Indeed, within a second or two, Claude and Janet were chatting about a good many matters which did not bear in the remotest way upon this magnetizing spark. Still, they chatted with an excited recklessness, and as if their essences were held together by a subtle force, a force whose irresistible urgency they would neither have dared to acknowledge nor wished to dispute.
V
Steeped in the enjoyment of the moment, Janet hardly noticed that Robert had tacitly resigned his watchful care of her to Claude Fontaine. She began to neglect her fortune telling duties as one result of this displacement, for Claude's appropriation of her time grew as his visits became more frequent. Nor did he share her compunction on this score. Far from doing so, he cajoled her into dancing with him again and again. In the intervals, he escorted her from one end of the reception floor to the other, introducing her to the groups he considered worth while. Thus she shared (much more fully than she desired to) the curiosity which his brilliant presence excited and the gossip which it was everywhere a signal for.
"Here's an interesting stunt," said Claude to his partner.
He indicated a group of young people amongst whom she instantly recognized Robert and Mazie.
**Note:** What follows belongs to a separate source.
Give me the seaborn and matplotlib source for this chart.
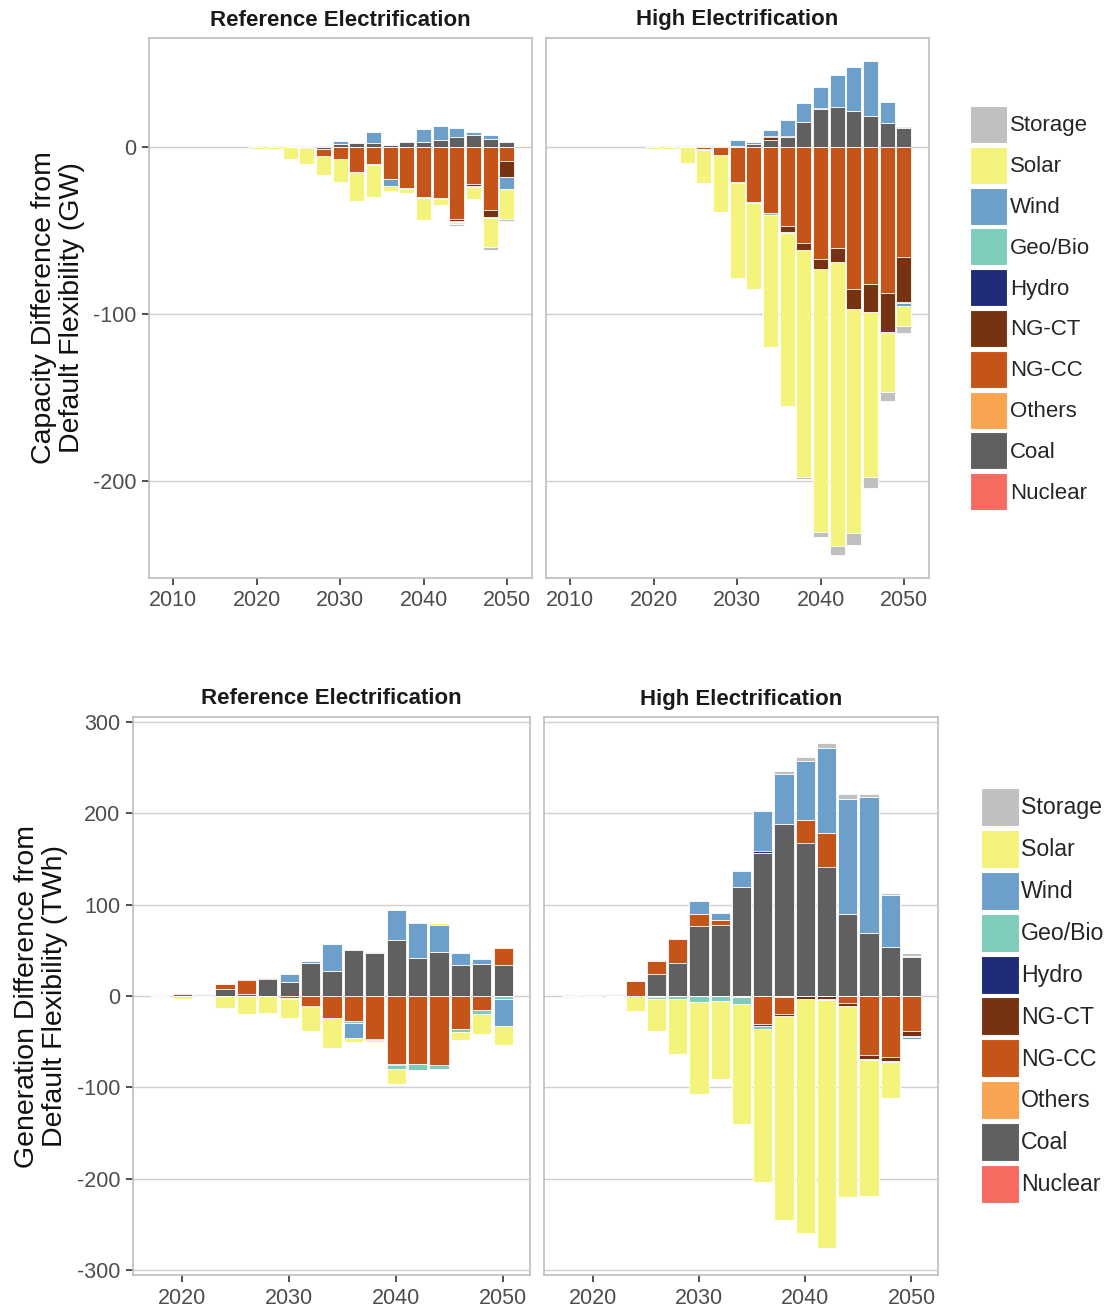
import pandas as pd
import matplotlib
matplotlib.use('Agg')
import matplotlib.pyplot as plt
from matplotlib.patches import Patch
import seaborn as sns

techs = ['Storage', 'Solar', 'Wind', 'Geo/Bio', 'Hydro', 'NG-CT', 'NG-CC', 'Others', 'Coal', 'Nuclear']
tech_colors = ['#C0C0C0', '#F4F47C', '#6CA0CB', '#7ECDBB', '#202C7A',
               '#773311', '#C55418', '#F9A451', '#606060', '#F66A60']

cap_years = list(range(2020, 2051, 2))
gen_years = list(range(2018, 2051, 2))

# capacity difference, reference electrification (GW)
cap_ref_storage = [0, 0, 0, 0, 0, 0, 0, 0, 0, 0, 0, 0, -1.0, 0, -1.8, -1.4]
cap_ref_solar = [-1.2, -1.2, -7.4, -10.0, -11.4, -13.6, -17.0, -19.0, -3.0, -2.6, -13.2, -3.8, -1.4, -7.2, -17.0, -17.8]
cap_ref_wind = [0.2, 0.2, 0, 0.2, 0, 1.8, 0, 6.6, -4.4, 0, 7.4, 8.4, 5.8, 1.8, 2.4, -7.2]
cap_ref_geobio = [0, 0, 0, 0, 0, 0, -0.4, -0.3, 0, -0.4, -0.5, -0.5, -0.4, -0.5, -0.5, -0.3]
cap_ref_hydro = [0, 0, 0, 0, 0, 0, 0, 0, 0, 0, 0, 0, 0, 0.4, 0, 0]
cap_ref_ngct = [0, 0, 0, 0, 0, 0, 0, 0, 0, 0, 0, 0, -1.2, -1.4, -4.6, -9.0]
cap_ref_ngcc = [0, 0, 0, -0.6, -4.0, -7.4, -15.0, -10.6, -19.0, -24.8, -30.0, -30.6, -43.4, -22.0, -37.6, -8.8]
cap_ref_coal = [0, 0, 0, 0, -1.4, 1.6, 2.0, 2.4, 1.2, 2.6, 3.0, 4.0, 5.6, 6.8, 4.6, 2.8]

# capacity difference, high electrification (GW)
cap_high_storage = [0, 0, 0, 0, 0, 0, 0, 0, 0, -1.2, -3.0, -5.0, -7.0, -6.4, -5.0, -4.0]
cap_high_solar = [-1.2, -1.2, -9.6, -19.6, -34.0, -56.8, -51.7, -78.7, -103.2, -135.7, -157.6, -170.0, -134.3, -98.8, -35.9, -12.0]
cap_high_wind = [0, 0, 0, 0, 0, 3.4, 1.0, 3.6, 9.6, 11.2, 12.4, 19.4, 26.4, 32.4, 12.4, -2.0]
cap_high_geobio = [0, 0, 0, -0.4, 0, -0.8, -0.6, -1.2, -0.6, 0, 0, 0, 0, 0, 0, -0.4]
cap_high_hydro = [0, 0, 0, 0, 0, 0, 0, 0.4, 0.4, 0, 0.6, 0, 0, 0, 0, 0.6]
cap_high_ngct = [0, 0, 0, -0.4, 0, 0, 0, 2.0, -3.4, -4.6, -6.0, -8.6, -12.0, -16.6, -23.4, -26.6]
cap_high_ngcc = [0, 0, 0, -1.2, -5.0, -21.1, -32.9, -39.9, -47.5, -57.3, -66.9, -60.3, -84.8, -82.2, -87.4, -66.2]
cap_high_coal = [0, 0, 0.4, 0, 0, 0.6, 1.8, 4.0, 6.0, 14.8, 22.6, 23.6, 21.2, 18.6, 14.2, 11.0]

# generation difference, reference electrification (TWh)
gen_ref_solar = [-0.5, -3.0, -1.5, -13.5, -19.3, -18.6, -20.4, -26.6, -32.8, -4.0, -2.2, -16.4, 0, 2.5, -8.4, -21.1, -20.0]
gen_ref_wind = [0, 1.0, 1.0, 0, 1.0, 0, 8.7, 2.5, 29.9, -16.8, 1.8, 33.5, 38.3, 29.5, 13.8, 5.1, -29.5]
gen_ref_geobio = [0, 0, 0, 0, 0, 0, -0.7, 0, 0, -1.8, 0, -3.6, -6.7, -4.4, -2.9, -4.4, -3.6]
gen_ref_hydro = [0, 0, 0, 0, 0, 0, 0, 0, 0, 0, 0, -1.1, 0, 0, 0, 0, 0]
gen_ref_ngct = [0, 0, 0, 0, 0, 0, 0, -0.6, 0, 0, -0.6, 0, 0, 0, 0, -0.6, 0]
gen_ref_ngcc = [0.5, 2.0, 1.5, 5.8, 15.3, 1.0, -2.5, -10.9, -24.0, -27.7, -47.0, -74.7, -74.0, -75.8, -36.4, -15.0, 18.6]
gen_ref_coal = [0, 0, 0, 7.3, 2.5, 18.6, 15.3, 35.7, 27.3, 50.3, 46.6, 60.8, 41.2, 47.7, 33.5, 35.0, 33.5]

# generation difference, high electrification (TWh)
gen_high_storage = [0, 0, 0, 0.8, 0, 0, 0, 0, 1.5, 1.0, 2.9, 4.4, 5.8, 5.1, 3.6, 2.2, 3.3]
gen_high_solar = [-0.5, -1.0, -1.0, -16.0, -35.0, -60.4, -100.4, -85.1, -130.9, -166.5, -222.5, -255.6, -271.6, -208.0, -149.0, -38.9, 1.5]
gen_high_wind = [0.5, 0, 1.0, 0, 1.5, 0, 14.5, 7.3, 17.5, 44.4, 54.5, 64.7, 93.5, 126.2, 148.0, 57.8, -2.0]
gen_high_geobio = [0, 0, 0, 0, -2.5, -3.3, -6.5, -5.5, -8.0, -4.0, 0, 0, -0.7, 0, -1.0, -0.7, -1.5]
gen_high_hydro = [0, 0, 0, 0, -1.2, 0, 0, 0, 0, 1.5, 0, 0, 0, 0, 0, 0, 0]
gen_high_ngct = [0, 0, 0, 0, 0, 0, 0, 0, 0, -1.5, -2.2, -3.5, -3.6, -3.6, -4.4, -4.7, -5.5]
gen_high_ngcc = [1.0, 1.5, 1.0, 16.4, 14.5, 26.9, 13.1, 5.8, -1.0, -30.9, -19.3, 24.7, 37.1, -7.6, -64.7, -66.9, -38.2]
gen_high_others = [0, 0, 0, 0, 0, 0, 0, 0, 0, 0, -0.7, 0, 0, 0, 0, 0, 0]
gen_high_coal = [0, 0, 0, 0, 23.6, 35.6, 76.4, 77.1, 118.9, 156.7, 188.4, 167.6, 140.7, 89.5, 69.1, 53.1, 42.5]


def draw_stacked(ax, years, panel):
    df = pd.DataFrame(panel, index=years).reindex(columns=techs, fill_value=0.0)
    inner_first = techs[::-1]  # stacking order from zero outward
    for sign in (1, -1):
        part = df.where(df * sign > 0, 0.0)[inner_first]
        cum = part.cumsum(axis=1)
        # draw outermost layer first so inner layers paint over it
        for tech, color in zip(techs, tech_colors):
            if (part[tech] == 0).all():
                continue
            sns.barplot(x=years, y=cum[tech].values, native_scale=True, orient='x',
                        width=0.9, color=color, saturation=1, errorbar=None,
                        edgecolor='white', linewidth=0.6, ax=ax)


def style_axes(ax, xlim, ylim, xticks, yticks, show_y):
    ax.set_xlim(xlim)
    ax.set_ylim(ylim)
    ax.set_xticks(xticks)
    ax.set_xticklabels([str(t) for t in xticks])
    ax.set_yticks(yticks)
    ax.set_yticklabels([str(t) for t in yticks])
    ax.grid(axis='y', color='#D0D0D0', linewidth=1.0)
    ax.grid(axis='x', visible=False)
    ax.set_axisbelow(True)
    for s in ax.spines.values():
        s.set_visible(True)
        s.set_color('#BDBDBD')
        s.set_linewidth(1.2)
    ax.tick_params(axis='both', bottom=True, left=show_y, labelleft=show_y,
                   length=5, width=1.2, color='#333333', labelsize=15.5,
                   labelcolor='#4D4D4D', pad=4)
    ax.set_xlabel('')
    ax.set_ylabel('')


sns.set_theme(style='white')
plt.rcParams['font.family'] = ['Liberation Sans', 'DejaVu Sans']
plt.rcParams['axes.unicode_minus'] = False

W, H = 1107, 1308
fig = plt.figure(figsize=(W / 100, H / 100), dpi=100)

ax_tl = fig.add_axes([149 / W, 1 - 578 / H, 383 / W, 540 / H])
ax_tr = fig.add_axes([546 / W, 1 - 578 / H, 383 / W, 540 / H])
ax_bl = fig.add_axes([133 / W, 1 - 1275 / H, 397 / W, 558 / H])
ax_br = fig.add_axes([544 / W, 1 - 1275 / H, 394 / W, 558 / H])

cap_ref = {'Storage': cap_ref_storage, 'Solar': cap_ref_solar, 'Wind': cap_ref_wind,
           'Geo/Bio': cap_ref_geobio, 'Hydro': cap_ref_hydro, 'NG-CT': cap_ref_ngct,
           'NG-CC': cap_ref_ngcc, 'Coal': cap_ref_coal}
cap_high = {'Storage': cap_high_storage, 'Solar': cap_high_solar, 'Wind': cap_high_wind,
            'Geo/Bio': cap_high_geobio, 'Hydro': cap_high_hydro, 'NG-CT': cap_high_ngct,
            'NG-CC': cap_high_ngcc, 'Coal': cap_high_coal}
gen_ref = {'Solar': gen_ref_solar, 'Wind': gen_ref_wind, 'Geo/Bio': gen_ref_geobio,
           'Hydro': gen_ref_hydro, 'NG-CT': gen_ref_ngct, 'NG-CC': gen_ref_ngcc,
           'Coal': gen_ref_coal}
gen_high = {'Storage': gen_high_storage, 'Solar': gen_high_solar, 'Wind': gen_high_wind,
            'Geo/Bio': gen_high_geobio, 'Hydro': gen_high_hydro, 'NG-CT': gen_high_ngct,
            'NG-CC': gen_high_ngcc, 'Others': gen_high_others, 'Coal': gen_high_coal}

draw_stacked(ax_tl, cap_years, cap_ref)
draw_stacked(ax_tr, cap_years, cap_high)
draw_stacked(ax_bl, gen_years, gen_ref)
draw_stacked(ax_br, gen_years, gen_high)

cap_lim = (-257.8, 65.0)
gen_lim = (-305.0, 305.0)
style_axes(ax_tl, (2007.1, 2053.0), cap_lim, [2010, 2020, 2030, 2040, 2050], [-200, -100, 0], True)
style_axes(ax_tr, (2007.1, 2053.0), cap_lim, [2010, 2020, 2030, 2040, 2050], [-200, -100, 0], False)
style_axes(ax_bl, (2015.4, 2052.5), gen_lim, [2020, 2030, 2040, 2050], [-300, -200, -100, 0, 100, 200, 300], True)
style_axes(ax_br, (2015.4, 2052.5), gen_lim, [2020, 2030, 2040, 2050], [-300, -200, -100, 0, 100, 200, 300], False)

for ax, title in [(ax_tl, 'Reference Electrification'), (ax_tr, 'High Electrification'),
                  (ax_bl, 'Reference Electrification'), (ax_br, 'High Electrification')]:
    ax.set_title(title, fontsize=16, fontweight='bold', color='#1A1A1A', pad=9)

ax_tl.set_ylabel('Capacity Difference from\nDefault Flexibility (GW)', fontsize=20.5,
                 linespacing=1.1, color='#111111')
ax_tl.yaxis.set_label_coords(-0.167, 0.5)
ax_bl.set_ylabel('Generation Difference from\nDefault Flexibility (TWh)', fontsize=20.5,
                 linespacing=1.1, color='#111111')
ax_bl.yaxis.set_label_coords(-0.164, 0.5)

# legend keys: drawn height = fs * (0.65 * handleheight + 0.245)
handles = [Patch(facecolor=c, edgecolor='white', linewidth=0.8) for c in tech_colors]
fig.legend(handles, techs, loc='upper left', bbox_to_anchor=(970 / W, 1 - 106 / H),
           frameon=False, fontsize=16, handlelength=1.67, handleheight=2.19,
           labelspacing=0.167, handletextpad=0.12, borderpad=0, borderaxespad=0)
fig.legend(handles, techs, loc='upper left', bbox_to_anchor=(981 / W, 1 - 788 / H),
           frameon=False, fontsize=16.7, handlelength=1.64, handleheight=2.14,
           labelspacing=0.17, handletextpad=0.1, borderpad=0, borderaxespad=0)

fig.savefig('out.png', dpi=100)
Two others claimed her attention. In the center of the group was a young woman with a high color and a very energetic manner, who had adopted an unusual plan for swelling the box office receipts. She was making impromptu busts in putty of all who could afford a contribution, no reasonable sum being refused.
When Claude and Janet came up, the sculptress had just finished modelling a head of Robert; and a remarkably spirited likeness it was. Robert was greatly taken with it, but his satisfaction was mild beside that of the artist, who handled the fragile image as though it were the apple of her eye.
Two thoughts struck Janet. One was that Charlotte Beecher's fuss over the statuette of Robert Lloyd was excessive. The other was that she now, for the first time, missed the living model. But this discovery, as well as her criticism of the sculptress, was promptly swallowed up in the kaleidoscopic whirl of meeting still other characters belonging to the strange new society into which she had been flung.
Nevertheless, she contrived to recall Robert to her side.
"What a wonderful head Robert has!" Miss Beecher was rhapsodizing, while she glanced sentimentally from the statue to the living model. "I declare, it's all brain."
"It sure is!" echoed Mazie, mockingly. "But it's not a patch on his wonderful heart."